Inside

The Inside (2012)

First published by Little White Lies

It is not difficult to see why the wilfully amateurish first-person mode of The Blair Witch Project and Paranormal Activity seems such an attractive option for the budding, cashless moviemaker – after all, such films can be shot on home digicams, any cinematographic infelicities and dodgy performances can easily be assimilated to the overall pseudo-realist vibe, and those two films famously made a mint at the box office. Yet you need only see a few inferior imitators of these (and there are hundreds of them) to realise that the format works only in very talented hands, and that its (typically first-time) directors might sometimes actually benefit from the greater discipline demanded of a larger production. So it has become something of a cliché amongst horror critics to groan about the oversaturation of the ‘shakicam’ market every time yet another low-to-no-budget ‘found footage’ film comes along hoping to cash in on the phenomenal success of its predecessors with rapidly diminishing returns.

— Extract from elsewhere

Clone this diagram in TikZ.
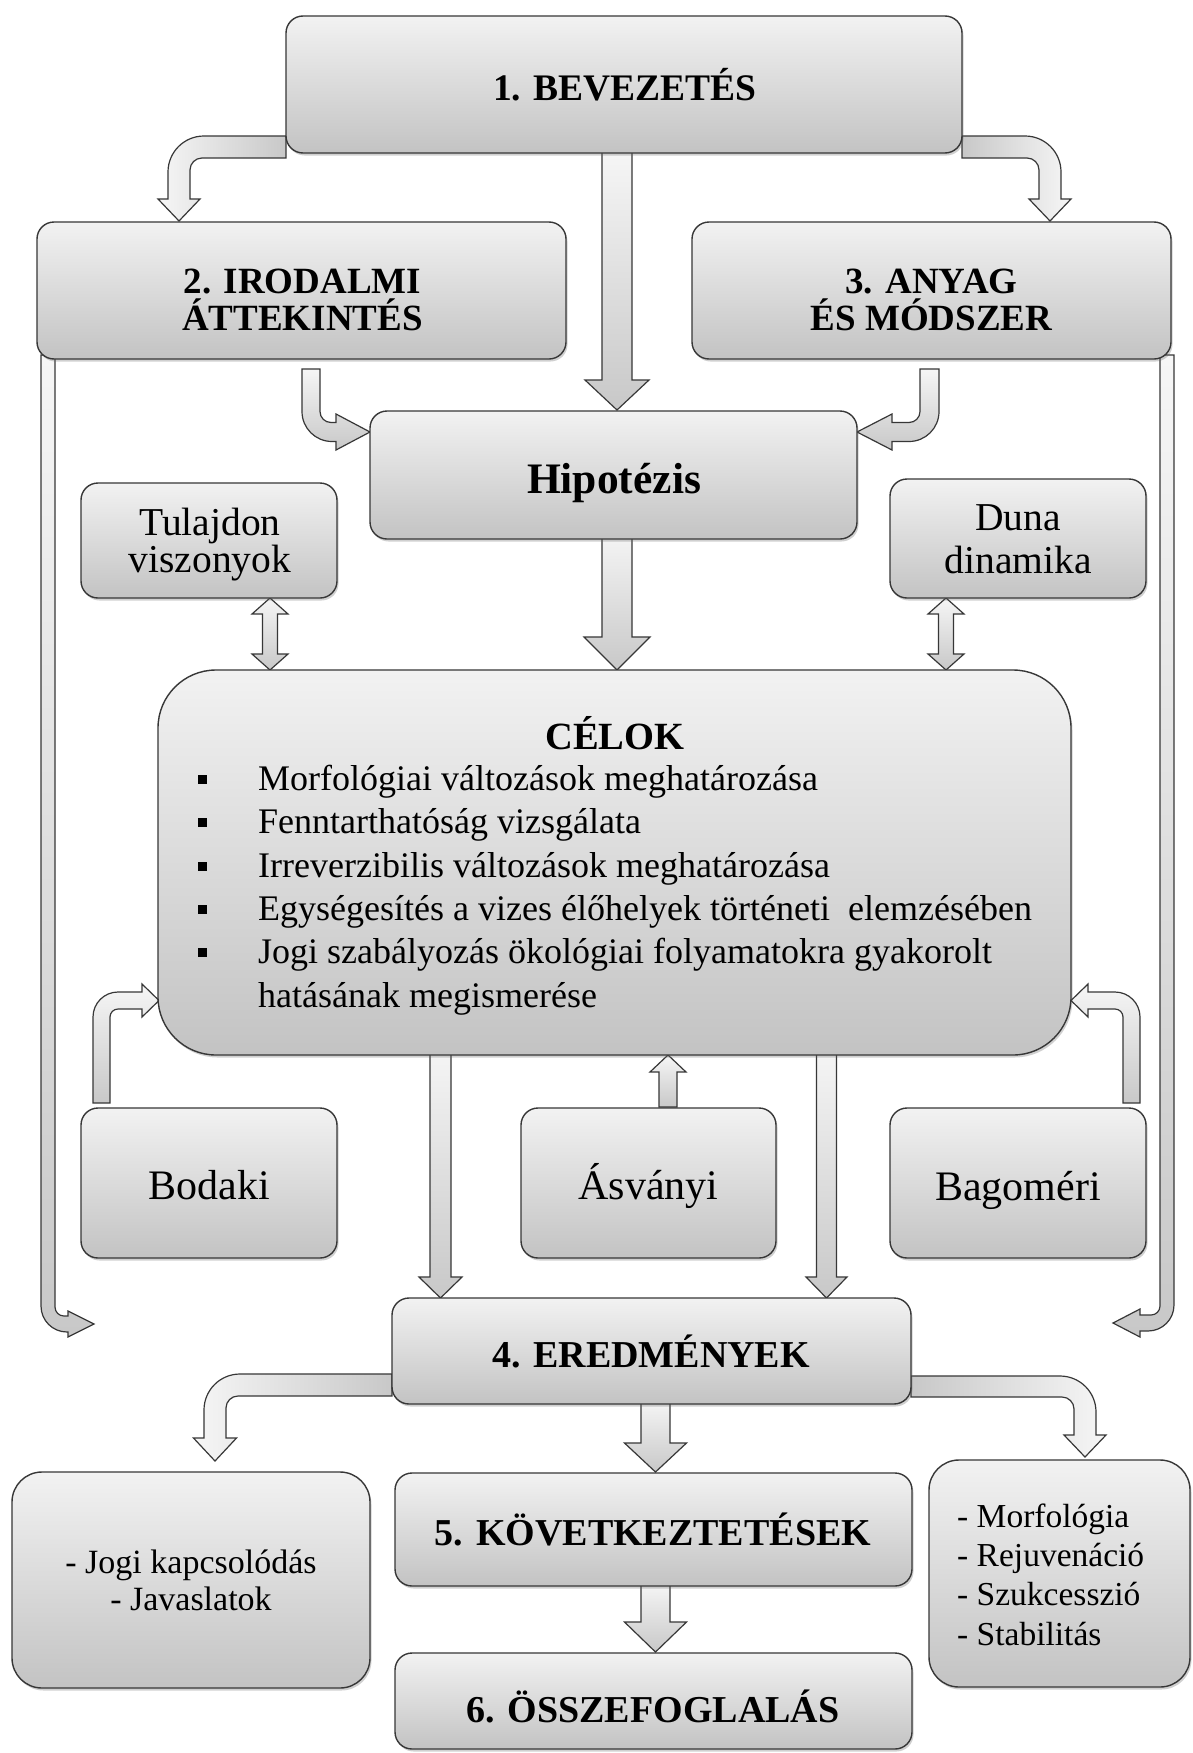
\documentclass[tikz,border=0pt]{standalone}
\usepackage{fontspec}
\setmainfont{Liberation Serif}
\usetikzlibrary{shadows}
\definecolor{bordc}{RGB}{55,55,55}
\definecolor{boxtop}{RGB}{242,242,242}
\definecolor{boxbot}{RGB}{195,195,195}
\definecolor{arrtop}{RGB}{246,246,246}
\definecolor{arrbot}{RGB}{200,200,200}
\newcommand{\fhb}[1]{\fontsize{#1pt}{#1pt}\selectfont\bfseries}
\newcommand{\frg}[1]{\fontsize{#1pt}{#1pt}\selectfont}
\tikzset{
  box/.style={draw=bordc, line width=1.4pt, rounded corners=17pt, top color=boxtop, bottom color=boxbot, inner sep=0pt,
    drop shadow={shadow xshift=1.5pt, shadow yshift=-2.5pt, opacity=0.3, fill=black!60}},
  arr/.style={draw=bordc, line width=1.2pt, line join=miter},
  arrv/.style={arr, top color=arrtop, bottom color=arrbot},
  arrl/.style={arr, left color=arrbot, right color=arrtop},
  arrr/.style={arr, left color=arrtop, right color=arrbot},
  txt/.style={inner sep=0pt, anchor=base, text=black},
  ltxt/.style={inner sep=0pt, anchor=base west, text=black},
  bul/.style={fill=black, inner sep=0pt, minimum size=9pt}
}
\begin{document}
\begin{tikzpicture}[x=1pt,y=-1pt]
\useasboundingbox (0,0) rectangle (1193,1753);
\fill[white] (0,0) rectangle (1193,1753);

% ---------- block arrows ----------
% 1 -> 2
\path[arrr] (286,136) -- (204,136) .. controls (184.1,136) and (168,152.1) .. (168,172) -- (168,199) -- (158,199) -- (179,221) -- (200,199) -- (190,199) -- (190,170) .. controls (190,163.4) and (195.4,158) .. (202,158) -- (286,158) -- cycle;
% 1 -> 3
\path[arrl] (962,136) -- (1025,136) .. controls (1044.9,136) and (1061,152.1) .. (1061,172) -- (1061,199) -- (1071,199) -- (1050,221) -- (1029,199) -- (1039,199) -- (1039,170) .. controls (1039,163.4) and (1033.6,158) .. (1027,158) -- (962,158) -- cycle;
% 1 -> Hipotezis
\path[arrv] (602,150) -- (602,380) -- (585,380) -- (617,410) -- (649,380) -- (632,380) -- (632,150) -- cycle;
% 2 -> Hipotezis
\path[arrv] (302,369) -- (302,411.5) .. controls (302,428.1) and (315.4,441.5) .. (332,441.5) -- (336,441.5) -- (336,450) -- (370,432) -- (336,414) -- (336,422.5) -- (331,422.5) .. controls (324.9,422.5) and (320,417.6) .. (320,411.5) -- (320,369) -- cycle;
% 3 -> Hipotezis
\path[arrv] (939,369) -- (939,411.5) .. controls (939,428.1) and (925.6,441.5) .. (909,441.5) -- (892,441.5) -- (892,450) -- (857,432) -- (892,414) -- (892,422.5) -- (909,422.5) .. controls (915.1,422.5) and (920,417.6) .. (920,411.5) -- (920,369) -- cycle;
% Hipotezis -> Celok
\path[arrv] (602,530) -- (602,637) -- (584,637) -- (617,670) -- (650,637) -- (632,637) -- (632,530) -- cycle;
% Tulajdon <-> Celok
\path[arrv] (270,598) -- (288,614) -- (277.5,614) -- (277.5,654) -- (288,654) -- (270,670) -- (252,654) -- (262.5,654) -- (262.5,614) -- (252,614) -- cycle;
% Duna <-> Celok
\path[arrv] (946,598) -- (964,614) -- (953.5,614) -- (953.5,654) -- (964,654) -- (946,670) -- (928,654) -- (938.5,654) -- (938.5,614) -- (928,614) -- cycle;
% Bodaki -> Celok
\path[arrv] (93,1103) -- (93,1017) .. controls (93,1003.2) and (104.2,992) .. (118,992) -- (142,992) -- (142,984) -- (159,1000.5) -- (142,1017) -- (142,1009) -- (118,1009) .. controls (113.6,1009) and (110,1012.6) .. (110,1017) -- (110,1103) -- cycle;
% Bagomeri -> Celok
\path[arrv] (1140,1103) -- (1140,1017) .. controls (1140,1003.2) and (1128.8,992) .. (1115,992) -- (1088,992) -- (1088,984) -- (1071,1000.5) -- (1088,1017) -- (1088,1009) -- (1115,1009) .. controls (1119.4,1009) and (1123,1012.6) .. (1123,1017) -- (1123,1103) -- cycle;
% Asvanyi -> Celok
\path[arrv] (659,1107) -- (659,1072) -- (650,1072) -- (668,1055) -- (686,1072) -- (677,1072) -- (677,1107) -- cycle;
% Celok -> Eredmenyek
\path[arrv] (430,1045) -- (430,1277) -- (419,1277) -- (440.5,1298) -- (462,1277) -- (451,1277) -- (451,1045) -- cycle;
\path[arrv] (816.5,1045) -- (816.5,1277) -- (806,1277) -- (826.5,1298) -- (847,1277) -- (836.5,1277) -- (836.5,1045) -- cycle;
% 2 -> Eredmenyek (long left)
\path[arrv] (41,355) -- (41,1306) .. controls (41,1320.4) and (52.6,1332) .. (67,1332) -- (68,1332) -- (68,1337) -- (94,1324) -- (68,1311) -- (68,1316) -- (64,1316) .. controls (59,1316) and (55,1312) .. (55,1307) -- (55,355) -- cycle;
% 3 -> Eredmenyek (long right)
\path[arrv] (1174,355) -- (1174,1305) .. controls (1174,1319.4) and (1162.4,1331) .. (1148,1331) -- (1140,1331) -- (1140,1337) -- (1113,1323) -- (1140,1309) -- (1140,1315) -- (1151,1315) .. controls (1156,1315) and (1160,1311) .. (1160,1306) -- (1160,355) -- cycle;
% Eredmenyek -> left box
\path[arrr] (392,1374) -- (240,1374) .. controls (220.1,1374) and (204,1390.1) .. (204,1410) -- (204,1438) -- (193.5,1438) -- (215,1461) -- (236.5,1438) -- (226,1438) -- (226,1408) .. controls (226,1401.4) and (231.4,1396) .. (238,1396) -- (392,1396) -- cycle;
% Eredmenyek -> right box
\path[arrl] (911,1376) -- (1060,1376) .. controls (1079.9,1376) and (1096,1392.1) .. (1096,1412) -- (1096,1435) -- (1106,1435) -- (1085,1457) -- (1064,1435) -- (1074,1435) -- (1074,1409) .. controls (1074,1402.4) and (1068.6,1397) .. (1062,1397) -- (911,1397) -- cycle;
% Eredmenyek -> 5
\path[arrv] (641,1400) -- (641,1443) -- (624.5,1443) -- (655.5,1472) -- (686.5,1443) -- (670,1443) -- (670,1400) -- cycle;
% 5 -> 6
\path[arrv] (641,1583) -- (641,1622) -- (624.5,1622) -- (655.5,1652) -- (686.5,1622) -- (670,1622) -- (670,1583) -- cycle;

% ---------- boxes ----------
\node[box, minimum width=676pt, minimum height=137pt] (b1) at (624,84.5) {};
\node[box, minimum width=529pt, minimum height=137pt] (b2) at (301.5,290.5) {};
\node[box, minimum width=479pt, minimum height=137pt] (b3) at (931.5,290.5) {};
\node[box, minimum width=487pt, minimum height=128pt] (hip) at (613.5,475) {};
\node[box, minimum width=256pt, minimum height=115pt] (tul) at (209,540.5) {};
\node[box, minimum width=256pt, minimum height=119pt] (duna) at (1018,538.5) {};
\node[box, rounded corners=58pt, minimum width=913pt, minimum height=385pt] (cel) at (614.5,862.5) {};
\node[box, minimum width=256pt, minimum height=150pt] (bod) at (209,1183) {};
\node[box, minimum width=255pt, minimum height=150pt] (asv) at (648.5,1183) {};
\node[box, minimum width=256pt, minimum height=150pt] (bag) at (1018,1183) {};
\node[box, minimum width=519pt, minimum height=106pt] (ered) at (651.5,1351) {};
\node[box, rounded corners=30pt, minimum width=358pt, minimum height=216pt] (jog) at (191,1580) {};
\node[box, minimum width=517pt, minimum height=113pt] (kov) at (653.5,1529.5) {};
\node[box, minimum width=517pt, minimum height=96pt] (ossz) at (653.5,1701) {};
\node[box, rounded corners=30pt, minimum width=261pt, minimum height=227pt] (morf) at (1059.5,1573.5) {};

% ---------- texts ----------
\node[txt, font=\fhb{37.5}] (t1) at (625,100) {1. BEVEZETÉS};
\node[txt, font=\fhb{37}] (t2a) at (302.5,293) {2. IRODALMI};
\node[txt, font=\fhb{37}] (t2b) at (302.5,330) {ÁTTEKINTÉS};
\node[txt, font=\fhb{37}] (t3a) at (931.5,293) {3. ANYAG};
\node[txt, font=\fhb{37}] (t3b) at (931.5,330) {ÉS MÓDSZER};
\node[txt, font=\fhb{43.5}] (thip) at (614,493) {Hipotézis};
\node[txt, font=\frg{39.5}] (ttul1) at (210,535) {Tulajdon};
\node[txt, font=\frg{39.5}] (ttul2) at (210,572) {viszonyok};
\node[txt, font=\frg{39.5}] (tdun1) at (1018,530) {Duna};
\node[txt, font=\frg{39.5}] (tdun2) at (1018,573) {dinamika};
\node[txt, font=\fhb{38.5}] (tcel) at (615,749) {CÉLOK};
\node[ltxt, font=\frg{36}] (c1) at (258,790) {Morfológiai változások meghatározása};
\node[ltxt, font=\frg{36}] (c2) at (258,833) {Fenntarthatóság vizsgálata};
\node[ltxt, font=\frg{36}] (c3) at (258,877) {Irreverzibilis változások meghatározása};
\node[ltxt, font=\frg{36}] (c4) at (258,920) {Egységesítés a vizes élőhelyek történeti\ \ elemzésében};
\node[ltxt, font=\frg{36}] (c5) at (258,963) {Jogi szabályozás ökológiai folyamatokra gyakorolt};
\node[ltxt, font=\frg{36}] (c6) at (258,1007) {hatásának megismerése};
\node[bul] (p1) at (202,779) {};
\node[bul] (p2) at (202,822) {};
\node[bul] (p3) at (202,866) {};
\node[bul] (p4) at (202,909) {};
\node[bul] (p5) at (202,952) {};
\node[txt, font=\frg{42}] (tbod) at (209,1199) {Bodaki};
\node[txt, font=\frg{42}] (tasv) at (648.5,1199) {Ásványi};
\node[txt, font=\frg{42}] (tbag) at (1018,1200) {Bagoméri};
\node[txt, font=\fhb{38}] (tered) at (651,1367) {4. EREDMÉNYEK};
\node[txt, font=\fhb{38}] (tkov) at (653,1545) {5. KÖVETKEZTETÉSEK};
\node[txt, font=\fhb{38}] (toss) at (653,1722) {6. ÖSSZEFOGLALÁS};
\node[txt, font=\frg{34}] (tjog1) at (191,1573) {- Jogi kapcsolódás};
\node[txt, font=\frg{34}] (tjog2) at (191,1610) {- Javaslatok};
\node[ltxt, font=\frg{33.5}] (m1) at (957,1527) {- Morfológia};
\node[ltxt, font=\frg{33.5}] (m2) at (957,1566) {- Rejuvenáció};
\node[ltxt, font=\frg{33.5}] (m3) at (957,1605) {- Szukcesszió};
\node[ltxt, font=\frg{33.5}] (m4) at (957,1645) {- Stabilitás};
\end{tikzpicture}
\end{document}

The Inside bears all the hallmarks of a debuting director’s lurching folly – and yet this is not in fact the first time that actor Eoin Macken (Gwaine in TV’s Merlin) has directed, shot, written, edited or produced a feature, so that its problems cannot simply be reduced to the filmmaker’s inexperience. Opening with a po-faced text concerning the thousands of young people who go missing each year, the film focuses on a digital camera found at a pawnbroker’s by a lonesome man down on his luck. As he views the camera’s recorded footage with curiosity and growing horror, we see what he sees: six ill-fated Dubliners filming their own break-in at an (apparently) abandoned backstreet building, where they encounter first a trio of rape-minded thugs, and then something equally murderous but altogether more supernatural.

If on paper some of the victim’s names (Cora, Corina; Sienna, Sian) look similar, the personae who inhabit them are hardly more distinguishable on screen, as all attempts at characterisation quickly get lost in the dark. Early scenes of social and sexual betrayal are unengaging and go nowhere. The second act, in which the girls find themselves trapped, menaced and eventually assaulted by male persecutors, are genuinely upsetting to watch – but all this good work is undone once things start going bump in the night and the film reverts to the tried-and-trite shakicam tropes of terrified semi-innocents running, running, and running some more, in an interminable cat-and-mouse where each doorway promises something new that is never actually delivered.

Macken puts far too much faith in the intrinsic scariness of his interior locations (grubby rooms, underground cellars), while forgetting to have much of interest happen in them, and the satanic antagonist – essentially a naked bloke – never comes into either literal or metaphorical focus, proving an abstract anticlimax to all the laughing aggressions of the three abusers. It may be unusual to see ‘found footage’ actually being found, but this film’s opening and close have the same cheap look as the digicam material that they frame. The Inside offers a stale vision of inescapable entrapment that you too, like these hapless partygoers, will wish would just end – and then suddenly it does, in a manner that is both arbitrary and unsatisfying. It is all rather dull to look at, and there is not much going on inside either.